I'm wondering if there's an easy way to look through a particular directory to find and delete duplicate files. We have a process where an external company emails us a file every 10 minutes, and VC monitors this inbox for this file and detaches it to a specified folder. From there, we have a different VC job that runs every 30 minutes to process whatever files are in that folder at the time. The thing is that it's possible that some of these might be duplicate files, depending on the data that this external company has received since the last file, so it's not necessary to process both files.

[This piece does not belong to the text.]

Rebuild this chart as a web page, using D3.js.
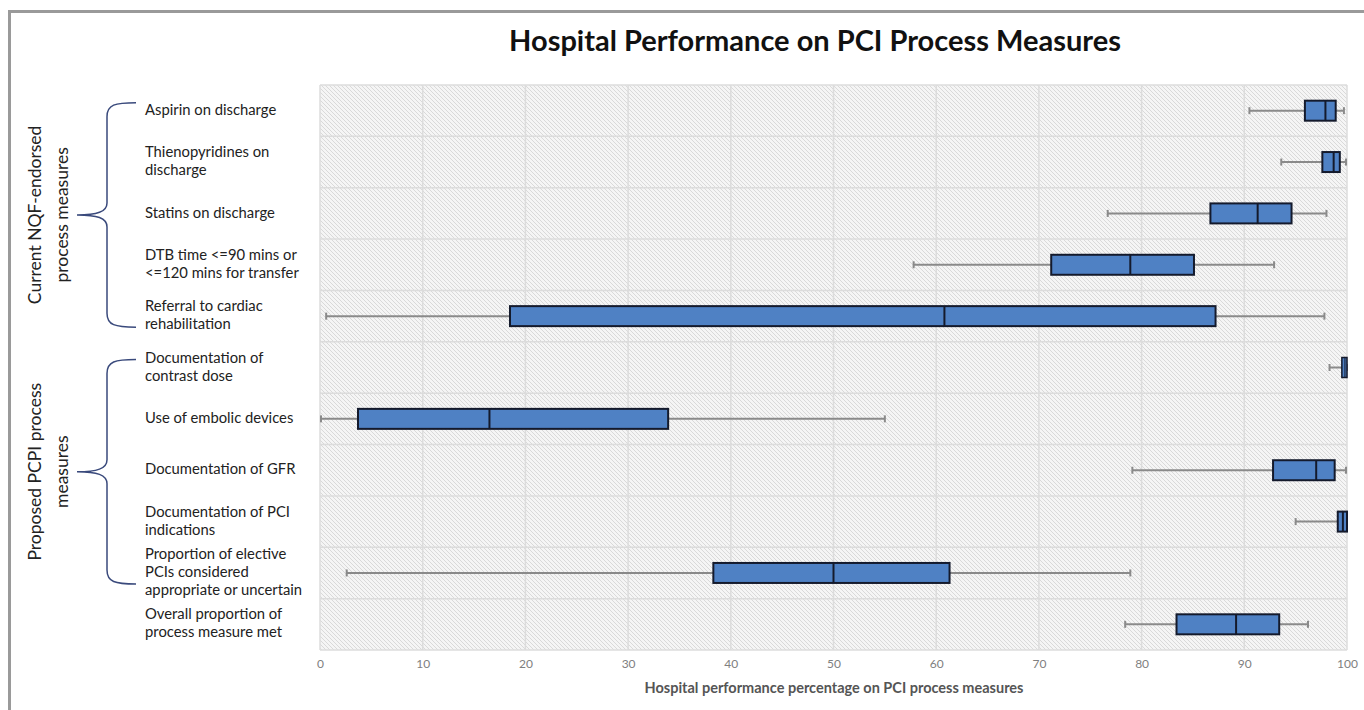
<!DOCTYPE html>
<html>
<head>
<meta charset="utf-8">
<script src="https://cdn.jsdelivr.net/npm/d3@7"></script>
<style>
  body { margin: 0; background: #fff; }
  text { font-family: Lato, "Open Sans", sans-serif; }
</style>
</head>
<body>
<script>
// measures, top to bottom
const measures = [
    "Aspirin on discharge",
    "Thienopyridines on\ndischarge",
    "Statins on discharge",
    "DTB time <=90 mins or\n<=120 mins for transfer",
    "Referral to cardiac\nrehabilitation",
    "Documentation of\ncontrast dose",
    "Use of embolic devices",
    "Documentation of GFR",
    "Documentation of PCI\nindications",
    "Proportion of elective\nPCIs considered\nappropriate or uncertain",
    "Overall proportion of\nprocess measure met"
];

// box plot values (%)
const whiskerLow  = [90.5, 93.6, 76.7, 57.8, 0.6, 98.3, 0.1, 79.1, 95.0, 2.6, 78.4];
const q1          = [95.9, 97.6, 86.7, 71.2, 18.5, 99.5, 3.7, 92.8, 99.1, 38.3, 83.4];
const median      = [97.9, 98.7, 91.3, 78.9, 60.8, 99.8, 16.5, 97.0, 99.6, 50.0, 89.2];
const q3          = [98.9, 99.3, 94.6, 85.1, 87.2, 100, 33.9, 98.8, 100, 61.3, 93.4];
const whiskerHigh = [99.7, 99.9, 98.0, 92.9, 97.8, 100, 55.0, 99.9, 100, 78.9, 96.2];

const groupNames = ["Current NQF-endorsed\nprocess measures", "Proposed PCPI process\nmeasures"];
const groupFirst = [0, 5];
const groupLast = [4, 9];

const xTicks = [0, 10, 20, 30, 40, 50, 60, 70, 80, 90, 100];

const width = 1364, height = 710;
const plot = { left: 320, right: 1347, top: 85, bottom: 650 };

const svg = d3.select('body')
    .append('svg')
    .attr("width", width)
    .attr("height", height);

// hatch background
const defs = svg.append('defs');
const pat = defs.append('pattern')
    .attr('id', 'hatch')
    .attr('width', 4)
    .attr('height', 4)
    .attr('patternUnits', 'userSpaceOnUse');
pat.append('rect').attr('width', 4).attr('height', 4).attr('fill', '#f5f5f5');
pat.append('path')
    .attr('d', 'M0,0 L4,4 M-1,3 L1,5 M3,-1 L5,1')
    .attr('stroke', '#d9d9d9')
    .attr('stroke-width', 1);

// outer frame
svg.append('path')
    .attr('d', `M9.5,${height} L9.5,11.5 L${width},11.5`)
    .attr('fill', 'none')
    .attr('stroke', '#9a9a9a')
    .attr('stroke-width', 3);

const x = d3.scaleLinear().domain([0, 100]).range([plot.left, plot.right]);
const y = d3.scaleBand().domain(d3.range(measures.length)).range([plot.top, plot.bottom]);

svg.append('rect')
    .attr('x', plot.left)
    .attr('y', plot.top)
    .attr('width', plot.right - plot.left)
    .attr('height', plot.bottom - plot.top)
    .attr('fill', 'url(#hatch)');

const grid_g = svg.append('g');
grid_g.selectAll('.vgrid')
    .data(xTicks)
    .enter().append('line')
    .attr('class', 'vgrid')
    .attr('x1', d => x(d)).attr('x2', d => x(d))
    .attr('y1', plot.top).attr('y2', plot.bottom)
    .attr('stroke', '#dcdcdc')
    .attr('stroke-width', 1.5);
grid_g.selectAll('.hgrid')
    .data(d3.range(measures.length + 1))
    .enter().append('line')
    .attr('class', 'hgrid')
    .attr('x1', plot.left).attr('x2', plot.right)
    .attr('y1', d => plot.top + d * y.step())
    .attr('y2', d => plot.top + d * y.step())
    .attr('stroke', '#dcdcdc')
    .attr('stroke-width', 1.5);

// title
svg.append('text')
    .attr('x', 815)
    .attr('y', 51)
    .attr('text-anchor', 'middle')
    .attr('font-size', 29)
    .attr('font-weight', 'bold')
    .attr('fill', '#111')
    .text('Hospital Performance on PCI Process Measures');

// x axis
const xAxis = d3.axisBottom(x).tickValues(xTicks).tickSize(0).tickPadding(9);
const axis_g = svg.append('g')
    .attr('transform', `translate(0,${plot.bottom})`)
    .call(xAxis);
axis_g.select('.domain').remove();
axis_g.selectAll('text')
    .attr('font-family', 'Lato, sans-serif')
    .attr('font-size', 12)
    .attr('fill', '#808080');

svg.append('text')
    .attr('x', 834)
    .attr('y', 693)
    .attr('text-anchor', 'middle')
    .attr('font-size', 14.5)
    .attr('font-weight', 'bold')
    .attr('fill', '#555')
    .text('Hospital performance percentage on PCI process measures');

// box plots
const rows = d3.range(measures.length);
const box_g = svg.append('g');
const boxH = 20, capH = 7;
const cy = i => y(i) + y.bandwidth() / 2;

box_g.selectAll('.whisker')
    .data(rows)
    .enter().append('line')
    .attr('class', 'whisker')
    .attr('x1', i => x(whiskerLow[i]))
    .attr('x2', i => x(whiskerHigh[i]))
    .attr('y1', cy).attr('y2', cy)
    .attr('stroke', '#8a8a8a')
    .attr('stroke-width', 2);

[whiskerLow, whiskerHigh].forEach(arr => {
    box_g.selectAll(null)
        .data(rows)
        .enter().append('line')
        .attr('x1', i => x(arr[i])).attr('x2', i => x(arr[i]))
        .attr('y1', i => cy(i) - capH / 2)
        .attr('y2', i => cy(i) + capH / 2)
        .attr('stroke', '#8a8a8a')
        .attr('stroke-width', 2);
});

box_g.selectAll('.box')
    .data(rows)
    .enter().append('rect')
    .attr('class', 'box')
    .attr('x', i => x(q1[i]))
    .attr('y', i => cy(i) - boxH / 2)
    .attr('width', i => Math.max(x(q3[i]) - x(q1[i]), 1))
    .attr('height', boxH)
    .attr('fill', '#4f81c4')
    .attr('stroke', '#141a2c')
    .attr('stroke-width', i => (x(q3[i]) - x(q1[i]) < 8 ? 1.5 : 2));

box_g.selectAll('.median')
    .data(rows)
    .enter().append('line')
    .attr('class', 'median')
    .attr('x1', i => x(median[i])).attr('x2', i => x(median[i]))
    .attr('y1', i => cy(i) - boxH / 2)
    .attr('y2', i => cy(i) + boxH / 2)
    .attr('stroke', '#141a2c')
    .attr('stroke-width', i => (x(q3[i]) - x(q1[i]) < 8 ? 1 : 2));

// category labels
const lineH = 18;
const label_g = svg.append('g');
label_g.selectAll('.cat')
    .data(rows)
    .enter().append('text')
    .attr('class', 'cat')
    .attr('x', 145)
    .attr('font-size', 14.8)
    .attr('fill', '#222')
    .each(function (i) {
        const lines = measures[i].split('\n');
        const y0 = cy(i) - 1 - (lines.length - 1) * lineH / 2;
        d3.select(this).selectAll('tspan')
            .data(lines)
            .enter().append('tspan')
            .attr('x', 145)
            .attr('y', (d, k) => y0 + k * lineH)
            .attr('dy', '0.35em')
            .text(d => d);
    });

// group braces and labels
groupNames.forEach((name, g) => {
    const top = cy(groupFirst[g]) - 8;
    const bot = cy(groupLast[g]) + 11;
    const mid = (top + bot) / 2;
    const xv = 107, xe = 136, xt = 77;
    svg.append('path')
        .attr('d', `M${xe},${top} C${xv + 8},${top} ${xv},${top + 2} ${xv},${top + 14}
            L${xv},${mid - 12} C${xv},${mid - 3} ${xv - 10},${mid} ${xt},${mid}
            C${xv - 10},${mid} ${xv},${mid + 3} ${xv},${mid + 12}
            L${xv},${bot - 14} C${xv},${bot - 2} ${xv + 8},${bot} ${xe},${bot}`)
        .attr('fill', 'none')
        .attr('stroke', '#3a4a7c')
        .attr('stroke-width', 1.5);

    const lines = name.split('\n');
    svg.append('text')
        .attr('transform', `translate(0,${mid}) rotate(-90)`)
        .attr('text-anchor', 'middle')
        .attr('font-size', 17.5)
        .attr('fill', '#222')
        .selectAll('tspan')
        .data(lines)
        .enter().append('tspan')
        .attr('x', 0)
        .attr('y', (d, k) => 35 + k * 27)
        .attr('dy', '0.35em')
        .text(d => d);
});
</script>
</body>
</html>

Say there are 4 files in the folder (File 1, File 2, File 3, and File 4), sorted in order of create date time ascending. Now, say that File 2 and File 3 were both duplicates of File 1, but File 4 is different. I'd like this process to identify File 2 and File 3 as duplicates and delete them, leaving only File 1 and File 4 left in the folder to process.
The main reason I'm trying to do this is because our process that currently processes these files is an MS Access database, and it takes maybe 1 minute per file. I'm re-doing this process using only VC, but in doing that, the overall process becomes significantly slower. I'm only about half done the VC process, and already it's taking about 2.5 minutes for a single file.
One of the things on my to-do list is to get this company to decrease the frequency from 10 minutes to 30 minutes (or even 60 minutes), but in the meantime I thought I'd look into this option just for learning opportunities.
What I had thought of doing is this:
- Read in a list of files in the directory.
- Loop through the files. For each file:
- -- Read in the file contents.
- -- Loop through the files again (requires a second job, since VC doesn't otherwise support nested loops).
- -- If the file name is different from the current file name in the outer loop (and the file's create date time is greater than that of the outer loop's file), read in the file contents.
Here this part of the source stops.